Welfare

Revelli: “La situazione è ancora più grave dei dati Istat”

Il sociologo legge in profondità le nuove cifre sulla deprivazione nel Belpaese, che parlano di un italiano su tre a rischio. "Politica inerte, uniche luci le collaborazioni tra enti locali e non profit"

di Daniele Biella

"I dati Istat sono aggregati, mettono insieme indicatori diversi: città e piccoli Comuni, Nord e Sud Italia, che invece hanno tendenze molto diverse tra loro. Riflettono sì una situazione drammatica, ma con un trend negativo non esagerato. In realtà la vera fotografia è ancora peggio". Non usa mezzi termini il sociologo Marco Revelli nell’approfondire gli ultimi dati in materia di povertà ed emarginazione sociale pubblicati dall’Istituto nazionale di statistica, che collocano l’Italia ben al disopra della media Ue di individui a rischio povertà, il 28,4% contro il 24,6%.

A cosa si riferisce quando parla di quadro peggiore di quello che esce dai dati ufficiali?

Alle nuove povertà occulte, ovvero per esempio alle famiglie che fino a pochi mesi o un paio di anni fa avevano due redditi impiegatizi e ora ne hanno perso almeno uno: con almeno due figli minori, un mutuo da pagare e qualche credito al consumo, ora sono in crisi, e l’Istat non li vede ancora. E’ la condizione di sempre più persone, con l’aggravante che esse non hanno alla base una ‘cultura di povertà’ che permette loro di far fronte all’improvviso abbassamento del tenore di vita.

In che senso?
Molti poveri da generazioni sanno come arrangiarsi per non sprofondare. I nuovi poveri non hanno né reti sociali né sanno dove andare a cercare i sussidi pubblici, anche perché tutta la cerchia di amici e conoscenti spesso fa parte dello status sociale che avevano prima che cominciassero i problemi. In un certo senso, sono ancora più poveri dei poveri, al nord più che al sud: dove il reddito medio è più alto è maggiore l’impatto della crisi, per esempio a Torino è più difficile che a Napoli.

Come saranno i prossimi anni?
Purtroppo il piano inclinato in cui siamo non diventerà meno ripido. Anche perché la classe politica non ha capito fino in fondo il problema ed è stata finora inadeguata: a livello italiano, con il precedente ministro del Welfare Sacconi, puntando sugli ammortizzatori sociali che però sono serviti solo per un periodo limitato. Con questo governo, invece, puntando su una riforma pensionistica inadeguata, che è come sale sulle ferite, perché non permette il ricambio generazionale e fa lavorare fino a 67 anni persone anziane che potrebbero essere molto utili ai propri figli nell’aiuto per la crescita dei figli.

Nessuna via d’uscita?
In primo luogo si dovrebbe introdurre anche in Italia un reddito minimo garantito. Nella Ue siamo gli unici assieme  a Grecia e Ungheria a non averlo. Poi, ma qui entra in gioco il virtuosismo del non profit e del volontariato e viene meno il ruolo della politica nazionale, si dovrebbe moltiplicare tutte quelle esperienze locali che risultano essere un paracadute per le famiglie in crisi.

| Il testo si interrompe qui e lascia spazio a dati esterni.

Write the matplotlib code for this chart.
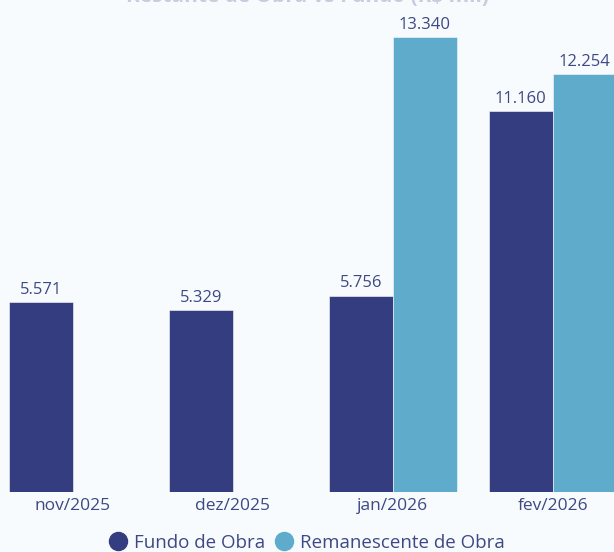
import numpy as np
import matplotlib
matplotlib.use('Agg')
import matplotlib.pyplot as plt
from matplotlib.lines import Line2D

meses = ['nov/2025', 'dez/2025', 'jan/2026', 'fev/2026']
fundo = [5571, 5329, 5756, 11160]
remanescente = [0, 0, 13340, 12254]
titulo = 'Restante de Obra vs Fundo (R$ mil)'

cor_fundo = '#343D80'
cor_rem = '#5EABCC'
cor_texto = '#3E4884'
bg = '#F8FBFE'

plt.rcParams['font.family'] = ['Open Sans', 'DejaVu Sans']


def fmt(v):
    return '{:,.0f}'.format(v).replace(',', '.')


def main():
    fig = plt.figure(figsize=(6.14, 5.52), dpi=100, facecolor=bg)
    ax = fig.add_axes([0, 60 / 552, 1, 492 / 552])
    ax.set_facecolor(bg)

    x = np.arange(len(meses))
    w = 0.4
    b1 = ax.bar(x - w / 2, fundo, w, color=cor_fundo, edgecolor=bg, linewidth=0.4)
    b2 = ax.bar(x + w / 2, remanescente, w, color=cor_rem, edgecolor=bg, linewidth=0.4)

    for bars, vals in ((b1, fundo), (b2, remanescente)):
        for rect, v in zip(bars, vals):
            if v <= 0:
                continue
            ax.annotate(fmt(v), (rect.get_x() + rect.get_width() / 2, v),
                        xytext=(0, 3), textcoords='offset points',
                        ha='center', va='bottom', fontsize=12, color=cor_texto)

    ax.set_xlim(-0.456, 3.382)
    ax.set_ylim(0, 14424)
    ax.set_xticks(x)
    ax.set_xticklabels(meses, fontsize=12.5, color=cor_texto)
    ax.tick_params(axis='x', length=0, pad=4)
    ax.set_yticks([])
    for s in ax.spines.values():
        s.set_visible(False)

    # titulo cortado no topo, como no original
    fig.text(0.5, 1.0 + 4 / 552, titulo, ha='center', va='center', fontsize=15,
             fontweight='bold', color='#C8CCDD')

    handles = [Line2D([], [], marker='o', ls='', color=cor_fundo, markersize=13),
               Line2D([], [], marker='o', ls='', color=cor_rem, markersize=13)]
    fig.legend(handles, ['Fundo de Obra', 'Remanescente de Obra'],
               loc='center', bbox_to_anchor=(0.5, 9 / 552), ncol=2, frameon=False,
               fontsize=13.5, labelcolor=cor_texto, handletextpad=0.35,
               columnspacing=0.5, handlelength=1.0)

    fig.savefig('out.png', dpi=100, facecolor=bg)


if __name__ == '__main__':
    main()
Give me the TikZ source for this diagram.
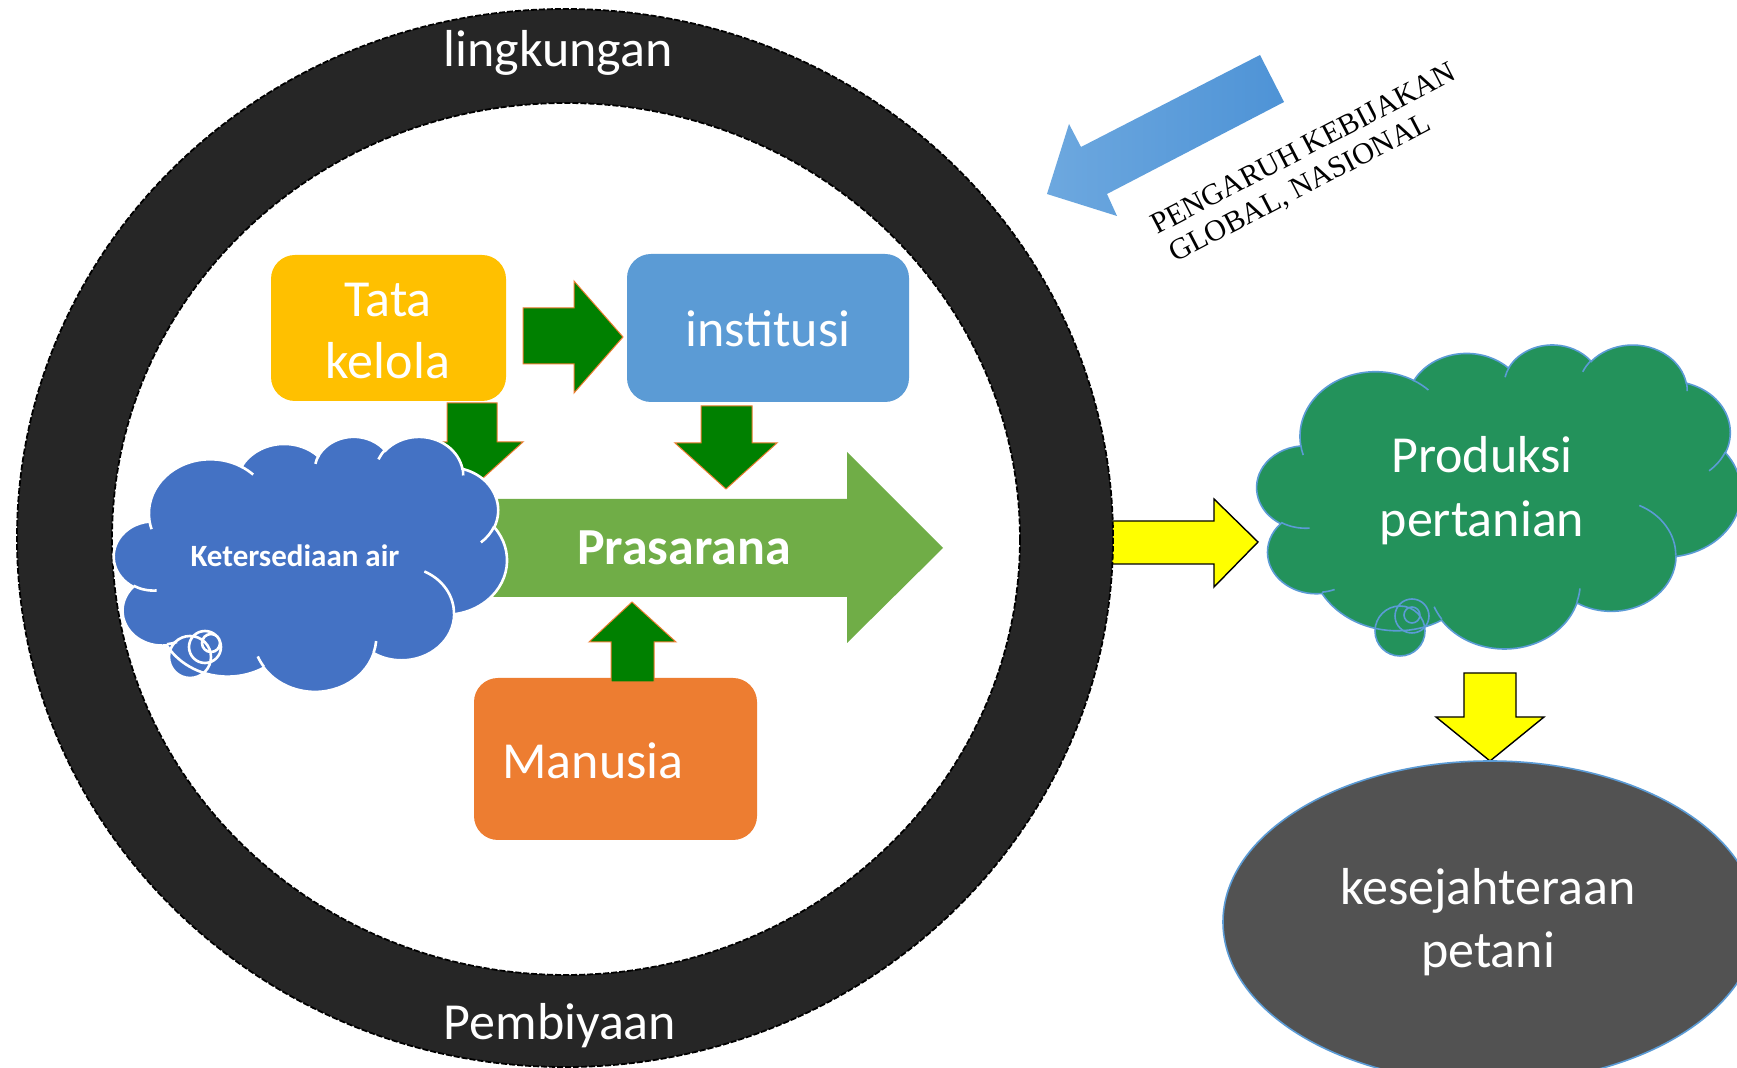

A quali esperienze virtuose si riferisce?
A quelle dove enti locali e del privato sociale come associazioni, fondazioni bancarie o cooperazione si mettono insieme e prendono misure di sostegno alle persone a rischio. Ne conosco una molto interessante a Torino, per esempio, dove servizio sociali, ufficio pio e volontariato hanno attivato un sistema di protezione di chi è in condizioni di disagio che sta funzionando bene. Il progetto si chiama Il trapezio.